From her film debut as Garp’s mother in “The World According to Garp,” Glenn Close has brought an unusual and pleasing warmth to her roles. She can be tough and she is always intelligent, but the camera also perceives a depth of compassion and, with it, a bruiseable vulnerability. Those contrasting ingredients of toughness and vulnerability are crucial for any actress, and they give Close her large appeal.

“Jagged Edge” is, of course, that sure-fire item, the courtroom drama--which, as “Perry Mason” proved season after season, doesn’t have to be superior to be popular.
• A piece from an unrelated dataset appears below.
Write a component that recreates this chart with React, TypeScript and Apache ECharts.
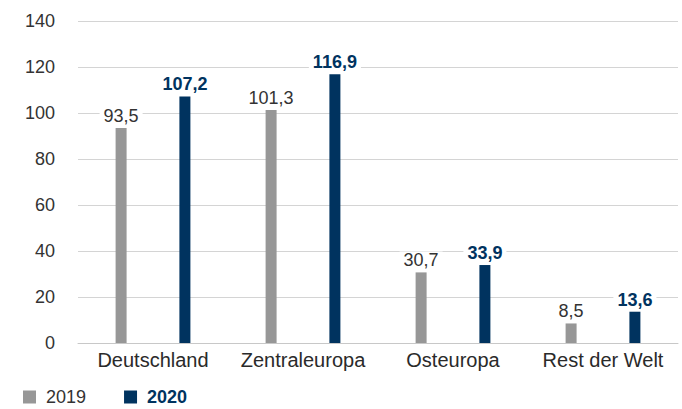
import React, { useEffect, useRef } from "react";
import * as echarts from "echarts";

const categories = ["Deutschland", "Zentraleuropa", "Osteuropa", "Rest der Welt"];
const values2019 = [93.5, 101.3, 30.7, 8.5];
const values2020 = [107.2, 116.9, 33.9, 13.6];
const yTicks = { min: 0, max: 140, interval: 20 };

const GRAY = "#979797";
const NAVY = "#00335f";
const FONT = "Liberation Sans";

const fmt = (v: number) => v.toFixed(1).replace(".", ",");

export default function App() {
  const ref = useRef<HTMLDivElement>(null);
  useEffect(() => {
    if (!ref.current) return;
    const chart = echarts.init(ref.current, null, { renderer: "svg" });
    chart.setOption({
      animation: false,
      textStyle: { fontFamily: FONT },
      grid: { left: 78, right: 4, top: 21, bottom: 66, containLabel: false },
      legend: {
        left: 23,
        top: 388,
        padding: 0,
        itemWidth: 13,
        itemHeight: 13,
        itemGap: 38,
        icon: "rect",
        textStyle: { fontFamily: FONT, fontSize: 18, lineHeight: 15, color: "#333", padding: [0, 0, 0, 5] },
        data: [
          { name: "2019", itemStyle: { color: GRAY } },
          {
            name: "2020",
            itemStyle: { color: NAVY },
            textStyle: { fontWeight: "bold", color: NAVY, fontSize: 18, lineHeight: 15, padding: [0, 0, 0, 5] },
          },
        ],
      },
      xAxis: {
        type: "category",
        data: categories,
        axisLine: { lineStyle: { color: "#c8c8c8", width: 1 } },
        axisTick: { show: false },
        axisLabel: { fontSize: 20, color: "#2a2a2a", margin: 7, fontFamily: FONT, interval: 0 },
      },
      yAxis: {
        type: "value",
        min: yTicks.min,
        max: yTicks.max,
        interval: yTicks.interval,
        axisLine: { show: false },
        axisTick: { show: false },
        splitLine: { lineStyle: { color: "#d4d4d4", width: 1 } },
        axisLabel: { fontSize: 18, color: "#333", margin: 23, fontFamily: FONT },
      },
      series: [
        {
          name: "2019",
          type: "bar",
          data: values2019,
          barWidth: 11,
          barGap: "480%",
          itemStyle: { color: GRAY },
          label: {
            show: true,
            position: "top",
            distance: 3,
            formatter: (p: any) => fmt(p.value),
            fontSize: 18,
            color: "#333",
            fontFamily: FONT,
            backgroundColor: "#fff",
            padding: [0, 4],
          },
        },
        {
          name: "2020",
          type: "bar",
          data: values2020,
          barWidth: 11,
          itemStyle: { color: NAVY },
          label: {
            show: true,
            position: "top",
            distance: 3,
            formatter: (p: any) => fmt(p.value),
            fontSize: 18,
            fontWeight: "bold",
            color: NAVY,
            fontFamily: FONT,
            backgroundColor: "#fff",
            padding: [0, 4],
          },
        },
      ],
    });
    return () => chart.dispose();
  }, []);
  return <div ref={ref} style={{ width: 682, height: 409, position: "absolute", left: 0, top: 0 }} />;
}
But “Jagged Edge,” produced by Martin Ransohoff and directed by Richard Marquand from a script by Joe Eszterhas, is a very, very good and suspenseful entertainment. It has a serene and justified confidence in the red herrings the size of whales it drags across the trail of an ingenious murder mystery.

Women lawyers of my acquaintance are not pleased by Close as counsel for the defense whipping into bed with the client, with the suggestion that it happens all the time. Then again the client is Jeff Bridges at his most charming, and you might say it is just a kind of debriefing.

“Jagged Edge” does not presume to be more than a Hitchcockian thriller (“Witness for the Prosecution” being the once-and-forever trophy-holder in the genre). But it does have its resonances, including an object lesson nicely delivered by Peter Coyote that DAs can be heavily flawed, and a worrying realization that appearances can be deceiving and that justice, with the best will in the world and surprise witnesses by the dozen, may not always be served.